Something extraordinary happened in March 2026 that nobody’s talking about enough: three major regulatory frameworks for stablecoins converged within weeks of each other. The US GENIUS Act finalization timeline, EU MiCA’s hard authorization deadline (July 1, 2026), and Hong Kong’s selective licensing (8 approved, 28 rejected) all landed at once.
The Triple Play Convergence
Let me break down what just happened from a regulatory perspective:
US GENIUS Act: Enacted in July 2025, Treasury is now targeting final rules by July 2026. This creates a federal licensing framework for payment stablecoins with capital requirements that heavily favor existing players like Circle and Tether who already have the compliance infrastructure built out.
EU MiCA Enforcement: The grandfathering period ends July 1, 2026 - a hard deadline. ESMA is integrating temporary registers into permanent systems. Non-compliant issuers face immediate delisting from EU markets. Requirements include segregated reserves, daily redemption rights, NO interest payments on EMTs/ARTs, and strict AML/KYC.
Hong Kong Licensing: The HKMA just issued its first batch of licenses in March 2026. Out of 36 applicants, only 8 were approved - that’s a 22% approval rate. Traditional financial institutions like HSBC and Standard Chartered are leading the pack.
Market Reality: 90% Concentration
Here’s what concerns me from a market structure perspective: Tether and Circle currently control nearly 90% of all stablecoin trading volume - USDT alone commands about 62%, USDC another 25%. These regulatory frameworks seem designed to cement that dominance rather than enable competition.
The common principles across all three jurisdictions? 1:1 fiat reserves, isolation from issuer operations, no interest payments, AML compliance, consumer protection. Sounds reasonable on paper, but…

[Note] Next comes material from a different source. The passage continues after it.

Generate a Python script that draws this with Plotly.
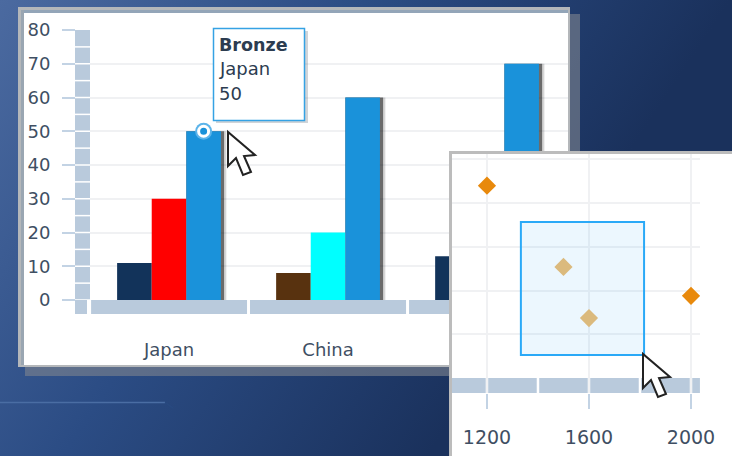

The Innovation Lockout Question
Here’s where it gets controversial: Did regulators just kill permissionless stablecoin innovation?
Think about it:
- Algorithmic stablecoins (post-Terra) are essentially banned - even though the Terra failure was specific to its flawed design
- CDP-backed models like MakerDAO’s DAI face uncertain regulatory treatment
- RWA-collateralized experimental designs have no clear path forward
- Novel collateral strategies can’t be tested because only licensed entities can issue
The regulatory response to Terra’s spectacular failure was to eliminate ALL experimentation. But that’s like banning all airplanes after one design flaw causes a crash.
Developer Perspective: If only licensed entities can issue stablecoins, what happens to DeFi composability? Can you build novel financial primitives when your base layer money requires a banking license to experiment with?
The Compliance Costs Moat
Let’s talk about what these frameworks actually require:
- Banking-level capital reserves
- Ongoing audits by approved firms
- Multi-jurisdiction compliance teams
- Government approval processes taking months/years
- Continuous regulatory reporting
Circle and Tether can afford this. They’ve already built these systems. But what about the next generation of stablecoin innovators? The capital requirements alone create an insurmountable moat for startups.
Hong Kong’s 22% approval rate tells the story - regulators are being highly selective about who gets to play in this market.
The Centralization Paradox
Crypto promised permissionless finance. The 2026 stablecoin reality requires:
- Banking licenses
- Audited reserves held in traditional financial institutions
- Government approval before launching
- Compliance with potentially conflicting multi-jurisdictional requirements
Are we just rebuilding TradFi with a blockchain backend?
The counterargument I hear from colleagues who stayed in government is that regulation provides legitimacy and consumer protection, enables institutional adoption, and prevents fraud. That’s valid - retail users need protection.
But there has to be a middle path between “anyone can launch an algorithmic stablecoin that implodes” and “only established financial institutions with $10M+ compliance budgets can participate.”
The Real Question: Is this regulatory convergence about consumer protection, or about ensuring governments maintain control over onchain money flows?
Because if stablecoins become the most successful crypto product for mainstream adoption (they already are), and regulators force them to converge to “regulated digital dollar equivalents,” then we’ve lost the permissionless value transfer thesis that made crypto compelling in the first place.
What This Means for Projects
For those building in this space:
- You likely need to build on Circle/Tether rather than issue your own
- Cross-border compliance complexity is only increasing
- Institutional capital may unlock, but at the cost of permissionless innovation
- Watch the July 2026 deadlines - MiCA and GENIUS final rules both hitting
Legal clarity does unlock institutional capital - I’ve seen this firsthand in my consulting work. But I’m increasingly concerned we’re sacrificing the decentralization baby with the regulatory bathwater.
To the builders here: How are you thinking about stablecoin strategy in this new regulatory environment? Are you betting on compliant centralized stablecoins, or still exploring decentralized alternatives despite regulatory uncertainty?
And to the idealists: Is there still a path to permissionless, decentralized stablecoins in a world where three major economies all converged on licensing requirements within the same quarter?
Compliance enables innovation - but only if the compliance framework leaves room for it. I’m not convinced we’re there yet.